Sunday Celebrations in the Absence of the Priest
In certain areas of the continent due to the shortage in the number of priests, parishes do not have regular access to the Sunday Mass. Instead, a Sunday Liturgy of the Word with or without the Distribution of Holy Communion is celebrated, or one of the hours of the Liturgy of the Hours. Doctrinal questions concerning the true meaning of the Eucharist and the nature of the ordained ministry can arise when these interim rites are celebrated frequently.
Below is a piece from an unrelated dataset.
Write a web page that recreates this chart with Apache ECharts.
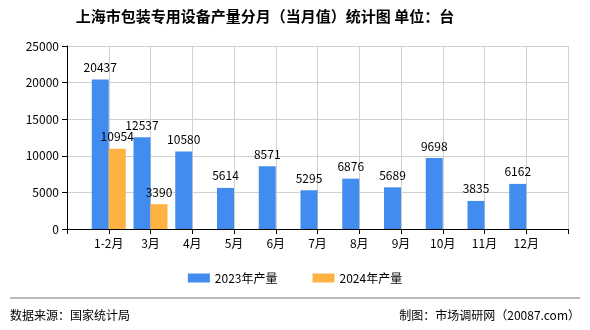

These celebrations call for an increase in prayer for vocations to the priesthood, as well as a proper catechesis on the meaning of the Eucharist as sacrifice, the real presence of Christ in the Eucharist, the nature of the ordained priesthood and its essential role in the Church.
The Eucharist as Source of Justice and Charity
Many parishes who devoutly and faithfully celebrate the Eucharist and deeply reflect on the mystery they have experienced, are undergoing a profound moral transformation that empowers them as witnesses of justice and charity. Communion with God is leading so many communities to communion with others; as a result the face of God is more often recognized in others and the bonds of mutual love in Christ are strengthened. As a result parishes commit themselves to the practice of the Corporal and Spiritual Works of Mercy in service to the community. This is an exhilarating effect of Eucharistic piety.
The celebration of the Eucharist in North America continues to be filled with many challenges. At the same time it bears splendid witness to the mighty works that God is accomplishing in and for His people. In a world that God is always drawing closer to Himself through the Blood of the Lamb, the celebration of the Eucharist in the midst of the Church is the great sign of her vitality and the assurance of her share in Christ’s victory.